EXERCISE DIRECTIONS -
Output exactly the lines from the first line of the records below through the line containing "plt.rcParams['font.family'] = ['Liberation", both included, leaving out any pictures.

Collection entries
----
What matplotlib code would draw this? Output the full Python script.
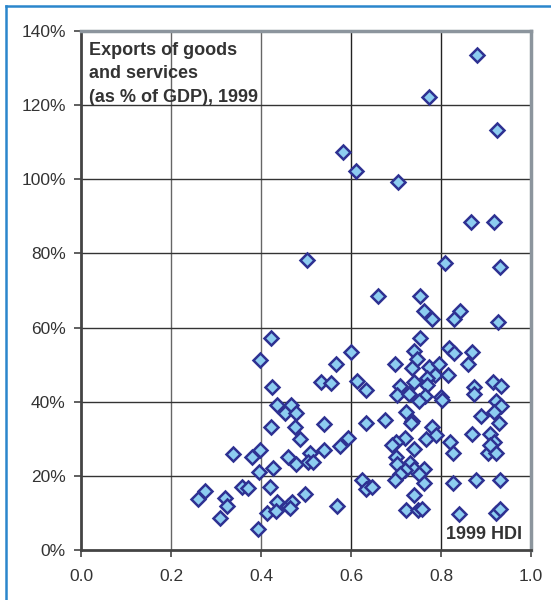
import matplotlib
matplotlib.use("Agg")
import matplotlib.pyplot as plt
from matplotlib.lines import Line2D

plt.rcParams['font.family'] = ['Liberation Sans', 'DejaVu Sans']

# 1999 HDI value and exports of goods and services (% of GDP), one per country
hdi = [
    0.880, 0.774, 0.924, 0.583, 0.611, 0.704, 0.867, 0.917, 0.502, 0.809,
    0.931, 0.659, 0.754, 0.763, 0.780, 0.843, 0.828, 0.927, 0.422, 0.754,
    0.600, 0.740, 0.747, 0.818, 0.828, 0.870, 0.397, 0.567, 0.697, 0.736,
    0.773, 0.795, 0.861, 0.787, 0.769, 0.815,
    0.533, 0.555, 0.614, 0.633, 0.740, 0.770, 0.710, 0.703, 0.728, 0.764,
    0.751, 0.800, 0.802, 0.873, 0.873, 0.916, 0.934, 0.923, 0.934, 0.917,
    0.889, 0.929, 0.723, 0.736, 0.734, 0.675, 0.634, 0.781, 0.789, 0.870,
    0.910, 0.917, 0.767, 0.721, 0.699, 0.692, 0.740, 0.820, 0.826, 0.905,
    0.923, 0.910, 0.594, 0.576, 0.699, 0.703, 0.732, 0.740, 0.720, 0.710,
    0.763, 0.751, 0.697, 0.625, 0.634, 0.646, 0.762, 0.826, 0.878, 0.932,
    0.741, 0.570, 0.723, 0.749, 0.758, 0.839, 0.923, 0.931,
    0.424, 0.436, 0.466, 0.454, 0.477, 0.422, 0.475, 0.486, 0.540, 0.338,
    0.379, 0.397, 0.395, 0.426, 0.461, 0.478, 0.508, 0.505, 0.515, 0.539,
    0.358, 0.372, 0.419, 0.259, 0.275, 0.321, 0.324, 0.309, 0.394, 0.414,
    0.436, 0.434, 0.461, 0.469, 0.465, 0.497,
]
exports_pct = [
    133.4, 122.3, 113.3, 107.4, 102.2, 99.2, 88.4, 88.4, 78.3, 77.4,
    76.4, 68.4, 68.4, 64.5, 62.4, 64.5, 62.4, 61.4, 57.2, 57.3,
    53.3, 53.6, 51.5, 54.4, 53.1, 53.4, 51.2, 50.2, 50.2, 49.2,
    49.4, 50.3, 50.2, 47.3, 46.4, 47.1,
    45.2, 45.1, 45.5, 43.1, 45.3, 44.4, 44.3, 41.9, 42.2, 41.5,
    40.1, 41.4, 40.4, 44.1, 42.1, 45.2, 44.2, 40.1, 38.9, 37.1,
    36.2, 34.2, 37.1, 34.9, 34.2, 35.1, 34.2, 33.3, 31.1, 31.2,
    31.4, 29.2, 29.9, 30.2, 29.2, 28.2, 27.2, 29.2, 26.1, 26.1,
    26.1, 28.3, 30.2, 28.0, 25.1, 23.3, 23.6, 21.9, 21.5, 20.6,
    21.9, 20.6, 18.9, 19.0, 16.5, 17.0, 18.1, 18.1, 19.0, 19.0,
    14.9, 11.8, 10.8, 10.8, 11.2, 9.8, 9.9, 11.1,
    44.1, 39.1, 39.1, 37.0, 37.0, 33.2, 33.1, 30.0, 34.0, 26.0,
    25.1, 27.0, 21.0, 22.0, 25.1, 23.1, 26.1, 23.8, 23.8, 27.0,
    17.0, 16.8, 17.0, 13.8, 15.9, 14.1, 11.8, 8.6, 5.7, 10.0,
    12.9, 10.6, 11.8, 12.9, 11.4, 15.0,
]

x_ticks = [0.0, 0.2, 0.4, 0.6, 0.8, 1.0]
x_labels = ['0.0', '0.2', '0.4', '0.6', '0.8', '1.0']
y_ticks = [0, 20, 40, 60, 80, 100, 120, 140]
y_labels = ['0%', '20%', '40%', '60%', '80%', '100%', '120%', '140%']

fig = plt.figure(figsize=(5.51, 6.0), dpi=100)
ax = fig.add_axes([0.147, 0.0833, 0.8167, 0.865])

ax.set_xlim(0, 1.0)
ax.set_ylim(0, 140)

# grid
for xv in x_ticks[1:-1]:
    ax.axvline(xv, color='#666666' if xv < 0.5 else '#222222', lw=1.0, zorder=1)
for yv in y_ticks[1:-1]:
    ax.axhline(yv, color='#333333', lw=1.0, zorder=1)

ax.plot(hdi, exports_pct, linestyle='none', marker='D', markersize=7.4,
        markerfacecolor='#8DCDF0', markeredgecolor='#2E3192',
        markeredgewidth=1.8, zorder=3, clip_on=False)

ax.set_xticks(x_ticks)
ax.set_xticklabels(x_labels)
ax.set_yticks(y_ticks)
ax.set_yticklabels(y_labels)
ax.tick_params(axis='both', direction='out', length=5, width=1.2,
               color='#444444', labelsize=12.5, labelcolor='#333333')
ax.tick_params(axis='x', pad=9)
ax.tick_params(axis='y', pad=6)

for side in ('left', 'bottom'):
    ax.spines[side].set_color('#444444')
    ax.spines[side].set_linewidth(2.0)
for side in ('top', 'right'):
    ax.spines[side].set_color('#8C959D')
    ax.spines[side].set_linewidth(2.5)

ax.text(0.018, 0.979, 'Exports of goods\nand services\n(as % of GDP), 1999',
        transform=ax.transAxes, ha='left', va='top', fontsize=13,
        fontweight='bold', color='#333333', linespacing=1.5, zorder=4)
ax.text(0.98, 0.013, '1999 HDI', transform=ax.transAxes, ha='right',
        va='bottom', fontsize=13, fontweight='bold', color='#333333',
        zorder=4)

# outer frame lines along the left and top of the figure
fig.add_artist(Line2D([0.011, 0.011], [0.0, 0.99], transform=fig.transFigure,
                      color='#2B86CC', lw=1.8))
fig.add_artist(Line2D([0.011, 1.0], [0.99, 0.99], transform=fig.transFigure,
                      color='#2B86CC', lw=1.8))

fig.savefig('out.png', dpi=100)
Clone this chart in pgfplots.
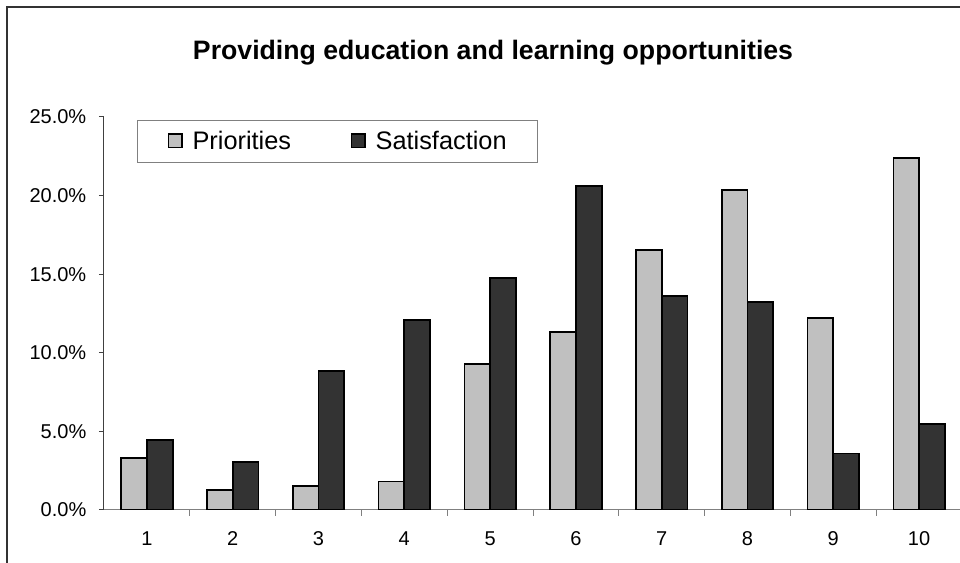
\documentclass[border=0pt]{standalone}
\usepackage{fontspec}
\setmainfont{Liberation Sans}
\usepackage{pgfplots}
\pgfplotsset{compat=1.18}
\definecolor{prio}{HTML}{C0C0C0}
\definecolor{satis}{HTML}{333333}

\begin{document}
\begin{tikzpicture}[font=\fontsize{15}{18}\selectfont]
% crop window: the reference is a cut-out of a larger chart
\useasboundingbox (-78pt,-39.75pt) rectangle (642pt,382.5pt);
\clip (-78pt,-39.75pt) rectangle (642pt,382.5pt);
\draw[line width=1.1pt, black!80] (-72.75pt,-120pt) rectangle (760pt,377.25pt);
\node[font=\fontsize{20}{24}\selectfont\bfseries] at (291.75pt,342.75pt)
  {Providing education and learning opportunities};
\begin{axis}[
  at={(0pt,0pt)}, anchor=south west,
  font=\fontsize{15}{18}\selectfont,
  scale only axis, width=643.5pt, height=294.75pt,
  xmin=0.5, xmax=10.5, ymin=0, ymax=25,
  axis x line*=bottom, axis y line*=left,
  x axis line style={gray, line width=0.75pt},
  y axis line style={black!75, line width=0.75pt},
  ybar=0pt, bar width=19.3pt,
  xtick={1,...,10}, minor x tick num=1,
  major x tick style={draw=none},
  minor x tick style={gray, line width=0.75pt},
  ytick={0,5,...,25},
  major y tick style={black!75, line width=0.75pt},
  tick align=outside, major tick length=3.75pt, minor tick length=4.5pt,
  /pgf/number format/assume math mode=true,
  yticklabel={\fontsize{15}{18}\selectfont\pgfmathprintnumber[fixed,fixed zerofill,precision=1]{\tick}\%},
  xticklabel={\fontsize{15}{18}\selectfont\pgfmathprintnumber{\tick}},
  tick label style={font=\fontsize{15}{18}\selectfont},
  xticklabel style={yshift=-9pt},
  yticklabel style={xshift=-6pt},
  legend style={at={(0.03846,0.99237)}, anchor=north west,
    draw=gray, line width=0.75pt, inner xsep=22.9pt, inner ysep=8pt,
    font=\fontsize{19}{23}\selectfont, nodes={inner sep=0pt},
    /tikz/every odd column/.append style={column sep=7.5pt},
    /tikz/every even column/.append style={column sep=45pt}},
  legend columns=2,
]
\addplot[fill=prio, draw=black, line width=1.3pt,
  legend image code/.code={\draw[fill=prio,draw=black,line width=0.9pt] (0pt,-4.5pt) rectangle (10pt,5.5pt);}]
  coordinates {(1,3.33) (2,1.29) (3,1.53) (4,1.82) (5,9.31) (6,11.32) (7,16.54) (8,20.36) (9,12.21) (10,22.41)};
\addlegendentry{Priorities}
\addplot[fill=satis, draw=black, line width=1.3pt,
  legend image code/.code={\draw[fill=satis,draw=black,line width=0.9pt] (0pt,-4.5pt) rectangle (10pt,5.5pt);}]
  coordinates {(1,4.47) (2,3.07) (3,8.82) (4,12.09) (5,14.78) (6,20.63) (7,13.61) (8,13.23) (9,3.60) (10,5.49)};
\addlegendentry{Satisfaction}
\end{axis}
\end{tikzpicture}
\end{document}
----
THE RESULT -
What matplotlib code would draw this? Output the full Python script.
import matplotlib
matplotlib.use("Agg")
import matplotlib.pyplot as plt
from matplotlib.lines import Line2D

plt.rcParams['font.family'] = ['Liberation Sans', 'DejaVu Sans']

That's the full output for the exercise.